NVIDIA Advances Multilingual OCR Using Synthetic Data
- •NVIDIA launches Nemotron OCR v2, a fast multilingual document text recognition model
- •Uses synthetic data to overcome language data shortages for Japanese, Korean, Russian, and Chinese
- •Achieves 34.7 pages per second throughput on a single A100 GPU
In the world of artificial intelligence, training models to read documents—known as Optical Character Recognition (OCR)—often hits a significant bottleneck: data. While English language data is plentiful and easy to scrape from the web, finding high-quality, annotated examples for languages like Japanese, Korean, or Russian is remarkably difficult. Manual labeling is far too expensive to do at the scale required for modern AI, and web-scraped PDFs are often too noisy to be useful. NVIDIA’s latest release, Nemotron OCR v2, provides a compelling solution to this challenge through the clever use of synthetic data.
Instead of scouring the web for perfect real-world documents, NVIDIA researchers created a synthetic pipeline that generates millions of annotated images from scratch. By using a vast multilingual corpus of text and pairing it with a diverse array of digital fonts, the team could effectively 'print' perfect training data. Every bounding box, character, and line of text is placed with mathematical precision, providing the model with a 'ground truth' that is impossible to achieve with human-labeled data alone.
This approach allows the model to learn not just the shapes of characters, but also complex document structures like multi-column layouts, tables, and varying reading orders.

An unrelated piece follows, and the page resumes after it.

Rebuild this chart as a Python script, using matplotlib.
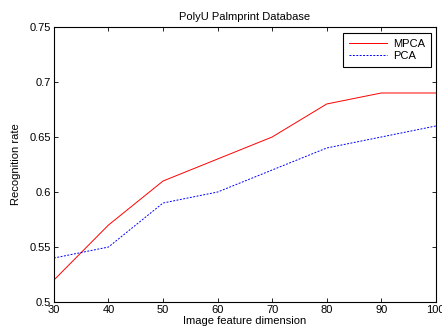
import matplotlib
matplotlib.use("Agg")
import matplotlib.pyplot as plt

dims = [30, 40, 50, 60, 70, 80, 90, 100]
mpca = [0.52, 0.57, 0.61, 0.63, 0.65, 0.68, 0.69, 0.69]
pca = [0.54, 0.55, 0.59, 0.60, 0.62, 0.64, 0.65, 0.66]
xticks = [30, 40, 50, 60, 70, 80, 90, 100]
yticks = [0.5, 0.55, 0.6, 0.65, 0.7, 0.75]
ytick_labels = ["0.5", "0.55", "0.6", "0.65", "0.7", "0.75"]

plt.rcParams['font.family'] = ['Liberation Sans', 'DejaVu Sans']
plt.rcParams['font.size'] = 8

fig = plt.figure(figsize=(4.42, 3.33), dpi=100)
ax = fig.add_axes([0.122, 0.093, 0.864, 0.826])
ax.plot(dims, mpca, color='red', linewidth=0.7, label='MPCA')
ax.plot(dims, pca, color='blue', linewidth=0.7, linestyle=(0, (2, 1.5)), label='PCA')
ax.set_xlim(30, 100)
ax.set_ylim(0.5, 0.75)
ax.set_xticks(xticks)
ax.set_yticks(yticks)
ax.set_yticklabels(ytick_labels)
ax.tick_params(direction='in', top=True, right=True, length=3, width=0.6, pad=2)
for s in ax.spines.values():
    s.set_linewidth(0.8)
ax.set_title('PolyU Palmprint Database', fontsize=8, pad=5)
ax.set_xlabel('Image feature dimension', labelpad=1)
ax.set_ylabel('Recognition rate', labelpad=6)
leg = ax.legend(loc='upper right', fancybox=False, edgecolor='black', framealpha=1,
                handlelength=3.4, borderpad=0.5, labelspacing=0.25, handletextpad=0.6,
                borderaxespad=0, bbox_to_anchor=(0.987, 0.978))
leg.get_frame().set_linewidth(0.8)
fig.savefig('out.png', dpi=100)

By training on 12 million synthetic images, the model significantly closed the accuracy gap for non-English languages, moving performance from essentially unusable error rates to state-of-the-art levels. The beauty of this system is its modularity; it can be extended to new languages simply by adding more source text and fonts, rather than retraining the entire architecture from the ground up.
Beyond the data innovation, the model's architecture is a lesson in efficiency. Nemotron OCR v2 utilizes a design where a single 'backbone'—the base layer that analyzes the image—is shared across three different tasks: detecting text, recognizing words, and understanding the layout. By reusing the computational work performed by this backbone, the model avoids the redundant processing that typically slows down OCR systems. This efficiency allows it to process nearly 35 pages per second on a standard A100 GPU, making it highly practical for large-scale production environments where speed is just as critical as accuracy.
For students observing the trajectory of AI, this development highlights a crucial shift: the 'data bottleneck' is now often more important than the architecture itself. When you cannot collect enough high-quality information, building a better machine to 'fake' that data is becoming a foundational strategy for success.